# [EXERCISE BRIEF]
Output each line exactly as it appears, skipping any embedded picture.
__________________________________________________
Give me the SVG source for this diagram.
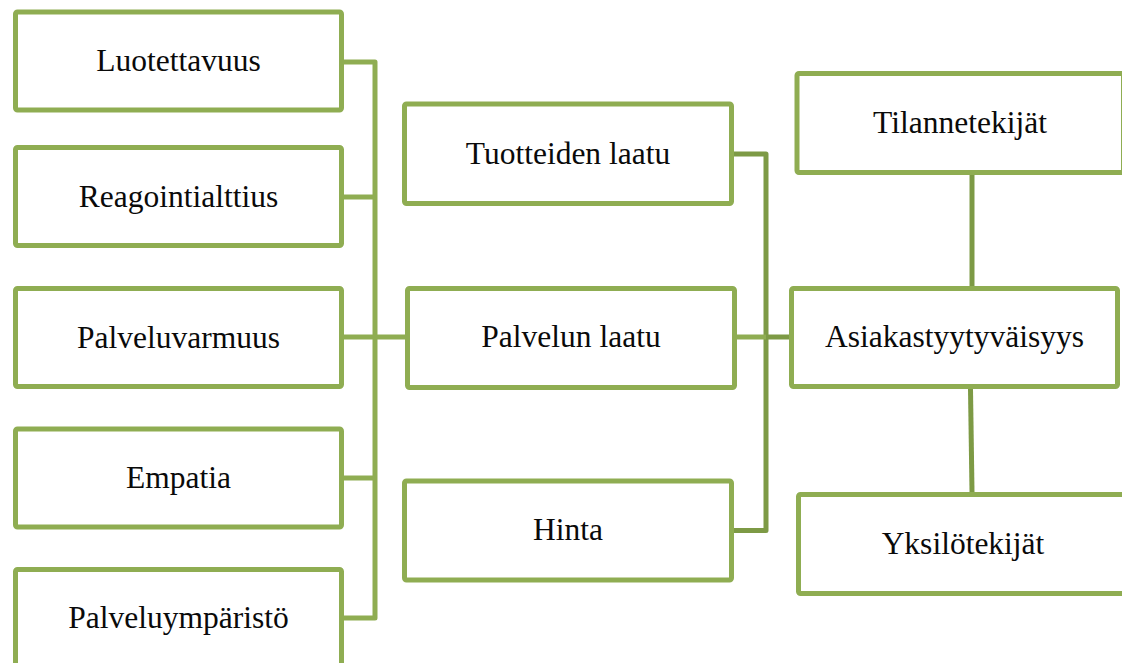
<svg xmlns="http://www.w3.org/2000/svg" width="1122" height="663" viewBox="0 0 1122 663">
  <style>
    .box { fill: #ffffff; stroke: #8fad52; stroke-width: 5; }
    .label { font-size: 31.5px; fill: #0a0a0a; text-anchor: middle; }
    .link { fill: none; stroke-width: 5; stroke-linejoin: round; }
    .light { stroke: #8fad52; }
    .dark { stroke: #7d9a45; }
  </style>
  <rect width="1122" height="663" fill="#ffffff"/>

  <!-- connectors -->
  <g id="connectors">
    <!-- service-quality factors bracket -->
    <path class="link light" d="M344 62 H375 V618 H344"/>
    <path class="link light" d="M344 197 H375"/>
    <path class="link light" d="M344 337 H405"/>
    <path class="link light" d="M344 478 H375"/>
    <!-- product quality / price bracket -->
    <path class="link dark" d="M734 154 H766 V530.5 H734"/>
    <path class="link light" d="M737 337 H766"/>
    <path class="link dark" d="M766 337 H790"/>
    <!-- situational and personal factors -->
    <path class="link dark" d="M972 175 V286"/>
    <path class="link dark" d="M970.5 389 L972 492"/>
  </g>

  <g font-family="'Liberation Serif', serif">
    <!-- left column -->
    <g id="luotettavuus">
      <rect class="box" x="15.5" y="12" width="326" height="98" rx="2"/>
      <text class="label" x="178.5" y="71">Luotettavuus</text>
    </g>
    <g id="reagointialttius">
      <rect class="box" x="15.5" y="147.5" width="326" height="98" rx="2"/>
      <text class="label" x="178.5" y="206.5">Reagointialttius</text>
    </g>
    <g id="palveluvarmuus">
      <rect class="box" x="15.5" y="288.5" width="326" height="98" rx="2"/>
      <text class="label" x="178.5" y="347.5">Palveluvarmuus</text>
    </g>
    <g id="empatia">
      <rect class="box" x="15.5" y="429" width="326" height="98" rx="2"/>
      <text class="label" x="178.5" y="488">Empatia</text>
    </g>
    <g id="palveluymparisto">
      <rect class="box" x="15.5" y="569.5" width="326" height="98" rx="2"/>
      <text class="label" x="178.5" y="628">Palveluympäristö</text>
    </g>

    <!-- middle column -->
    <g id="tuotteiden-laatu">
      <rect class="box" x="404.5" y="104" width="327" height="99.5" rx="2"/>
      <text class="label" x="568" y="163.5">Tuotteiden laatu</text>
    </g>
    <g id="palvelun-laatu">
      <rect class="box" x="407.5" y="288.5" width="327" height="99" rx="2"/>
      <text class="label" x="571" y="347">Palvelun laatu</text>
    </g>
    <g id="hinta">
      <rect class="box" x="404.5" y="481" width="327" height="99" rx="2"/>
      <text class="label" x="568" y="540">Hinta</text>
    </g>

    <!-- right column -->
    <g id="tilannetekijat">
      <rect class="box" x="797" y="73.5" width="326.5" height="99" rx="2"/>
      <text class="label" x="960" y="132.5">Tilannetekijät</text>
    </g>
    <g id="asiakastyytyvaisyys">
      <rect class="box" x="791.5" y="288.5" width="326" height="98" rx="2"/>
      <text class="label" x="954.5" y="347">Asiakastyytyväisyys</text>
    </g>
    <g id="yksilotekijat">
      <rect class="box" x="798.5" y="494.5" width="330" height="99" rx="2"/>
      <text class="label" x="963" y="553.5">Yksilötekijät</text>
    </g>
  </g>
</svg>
__________________________________________________
# [SOLVED EXERCISE]
Give me the SVG source for this diagram.
<svg xmlns="http://www.w3.org/2000/svg" width="1122" height="663" viewBox="0 0 1122 663">
  <style>
    .box { fill: #ffffff; stroke: #8fad52; stroke-width: 5; }
    .label { font-size: 31.5px; fill: #0a0a0a; text-anchor: middle; }
    .link { fill: none; stroke-width: 5; stroke-linejoin: round; }
    .light { stroke: #8fad52; }
    .dark { stroke: #7d9a45; }
  </style>
  <rect width="1122" height="663" fill="#ffffff"/>

  <!-- connectors -->
  <g id="connectors">
    <!-- service-quality factors bracket -->
    <path class="link light" d="M344 62 H375 V618 H344"/>
    <path class="link light" d="M344 197 H375"/>
    <path class="link light" d="M344 337 H405"/>
    <path class="link light" d="M344 478 H375"/>
    <!-- product quality / price bracket -->
    <path class="link dark" d="M734 154 H766 V530.5 H734"/>
    <path class="link light" d="M737 337 H766"/>
    <path class="link dark" d="M766 337 H790"/>
    <!-- situational and personal factors -->
    <path class="link dark" d="M972 175 V286"/>
    <path class="link dark" d="M970.5 389 L972 492"/>
  </g>

  <g font-family="'Liberation Serif', serif">
    <!-- left column -->
    <g id="luotettavuus">
      <rect class="box" x="15.5" y="12" width="326" height="98" rx="2"/>
      <text class="label" x="178.5" y="71">Luotettavuus</text>
    </g>
    <g id="reagointialttius">
      <rect class="box" x="15.5" y="147.5" width="326" height="98" rx="2"/>
      <text class="label" x="178.5" y="206.5">Reagointialttius</text>
    </g>
    <g id="palveluvarmuus">
      <rect class="box" x="15.5" y="288.5" width="326" height="98" rx="2"/>
      <text class="label" x="178.5" y="347.5">Palveluvarmuus</text>
    </g>
    <g id="empatia">
      <rect class="box" x="15.5" y="429" width="326" height="98" rx="2"/>
      <text class="label" x="178.5" y="488">Empatia</text>
    </g>
    <g id="palveluymparisto">
      <rect class="box" x="15.5" y="569.5" width="326" height="98" rx="2"/>
      <text class="label" x="178.5" y="628">Palveluympäristö</text>
    </g>

    <!-- middle column -->
    <g id="tuotteiden-laatu">
      <rect class="box" x="404.5" y="104" width="327" height="99.5" rx="2"/>
      <text class="label" x="568" y="163.5">Tuotteiden laatu</text>
    </g>
    <g id="palvelun-laatu">
      <rect class="box" x="407.5" y="288.5" width="327" height="99" rx="2"/>
      <text class="label" x="571" y="347">Palvelun laatu</text>
    </g>
    <g id="hinta">
      <rect class="box" x="404.5" y="481" width="327" height="99" rx="2"/>
      <text class="label" x="568" y="540">Hinta</text>
    </g>

    <!-- right column -->
    <g id="tilannetekijat">
      <rect class="box" x="797" y="73.5" width="326.5" height="99" rx="2"/>
      <text class="label" x="960" y="132.5">Tilannetekijät</text>
    </g>
    <g id="asiakastyytyvaisyys">
      <rect class="box" x="791.5" y="288.5" width="326" height="98" rx="2"/>
      <text class="label" x="954.5" y="347">Asiakastyytyväisyys</text>
    </g>
    <g id="yksilotekijat">
      <rect class="box" x="798.5" y="494.5" width="330" height="99" rx="2"/>
      <text class="label" x="963" y="553.5">Yksilötekijät</text>
    </g>
  </g>
</svg>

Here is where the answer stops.